Setty doesn't understand how a house can become so full of mold that it must be demolished. If the structure is properly maintained, the problem shouldn't become so dramatic.

Setty said that if mold can't been seen, there isn't much a property owner can do.

But Migliozzi said that if a homeowner suspects that mold is in the house, the local health department should be contacted.
In many cases, tenants file complaints to get back at the owners for one reason or another.

"It's become a classic debate between tenants and landlords to determine who's at fault," Setty said.

It's the tenants' responsibility to keep the rental clean and dry and the owner's responsibility if construction work is needed to resolve the mold problem.

Health officials agree the best way to take care of mold is to first correct the cause of the moisture, such as a leaky roof or water entering the basement.

Then, they advise, remove the mold. That might mean removing wood, drywall and carpeting and then scrubbing the area.
Finally, they recommend keeping the problem area dry.
Testing for mold is expensive.

Migliozzi said it cost $4,600 to test a building, such as the Chestnut Street location his agency is in, and the testing cost for an average home is about $1,500.

James Dobson, Girard health commissioner, doesn't even recommend testing for mold in residences.

Dobson stressed that eliminating the cause of the moisture and cleaning up any mold that has accumulated should allow people to forget about it.

"If you see it, get rid of it," Setty re-emphasized. "If you ignore it, it could become a health hazard."

The Center for Disease Control calls attention to health issues because of exposure to some molds such as respiratory problems, sore throat, shortness of breath, chronic fatigue, skin irritation, diarrhea and immune suppression.

Lou Morocco, manager of remediation for the Aberdeen Corp. in Boardman, has been working on mold problems for about a year and a half.

Morocco said his company first eliminates the source of the moisture - leaking roof, broken pipe - then dries the area.
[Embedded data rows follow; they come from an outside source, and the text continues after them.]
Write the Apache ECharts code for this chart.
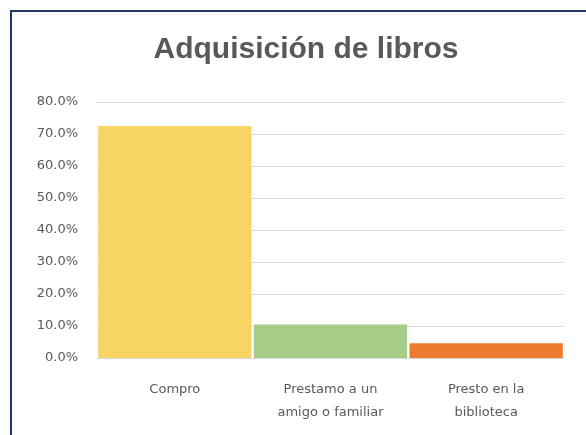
<!DOCTYPE html>
<html>
<head>
    <meta charset="utf-8">
    <script src="https://cdn.jsdelivr.net/npm/echarts@6/dist/echarts.min.js"></script>
    <title>Adquisición de libros</title>
    <style>
        html, body { margin: 0; padding: 0; background: #fff; }
        #main { width: 586px; height: 435px; }
    </style>
</head>
<body>
<div id="main"></div>
<script>
    // datos
    var categorias = ['Compro', 'Prestamo a un\namigo o familiar', 'Presto en la\nbiblioteca'];
    var porcentajes = [72.5, 10.5, 4.6];
    var colores = ['#F7D463', '#A5CD87', '#EB7B2F'];
    var ticks = [0, 10, 20, 30, 40, 50, 60, 70, 80];

    var chart = echarts.init(document.getElementById('main'));
    var option = {
        backgroundColor: '#fff',
        title: {
            text: 'Adquisición de libros',
            left: 301,
            top: 30,
            textAlign: 'center',
            textStyle: {
                fontFamily: 'Liberation Sans',
                fontSize: 30,
                fontWeight: 'bold',
                color: '#595959'
            }
        },
        graphic: [{
            type: 'rect',
            shape: { x: 11, y: 11, width: 590, height: 440 },
            style: { fill: 'none', stroke: '#1F3864', lineWidth: 2 },
            silent: true
        }],
        grid: { left: 97, right: 22, top: 102, bottom: 77 },
        xAxis: {
            type: 'category',
            data: categorias,
            axisTick: { show: false },
            axisLine: { lineStyle: { color: '#D9D9D9' } },
            axisLabel: {
                margin: 20,
                fontFamily: 'DejaVu Sans',
                fontSize: 13,
                lineHeight: 23,
                color: '#595959'
            }
        },
        yAxis: {
            type: 'value',
            min: ticks[0],
            max: ticks[ticks.length - 1],
            interval: 10,
            axisLine: { show: false },
            axisTick: { show: false },
            splitLine: { lineStyle: { color: '#D9D9D9' } },
            axisLabel: {
                margin: 19,
                fontFamily: 'DejaVu Sans',
                fontSize: 13,
                color: '#595959',
                formatter: function (v) { return v.toFixed(1) + '%'; }
            }
        },
        series: [{
            type: 'bar',
            barCategoryGap: '1.5%',
            data: porcentajes.map(function (v, i) {
                return { value: v, itemStyle: { color: colores[i] } };
            })
        }]
    };
    chart.setOption(option);
</script>
</body>
</html>
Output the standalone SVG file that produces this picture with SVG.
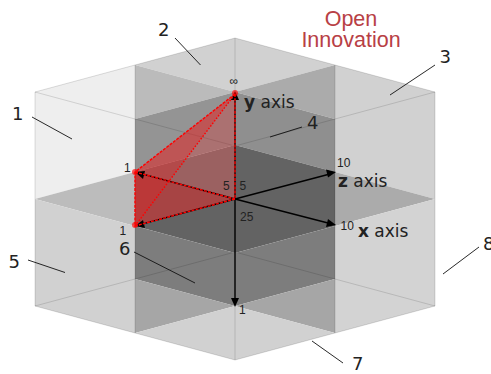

"People don't understand how critical it is to get it dry," Morocco said.
If the mold appears, his company removes it.

"The medical effects of mold are just becoming known," he said.
Morocco pointed out, though, that mold has always been around and has its advantages, such as in making bread, cheese, wine and beer. It also helps decompose waste in dumps.

But if a residence is not properly maintained, family members can become ill and their dwelling quarantined and demolished.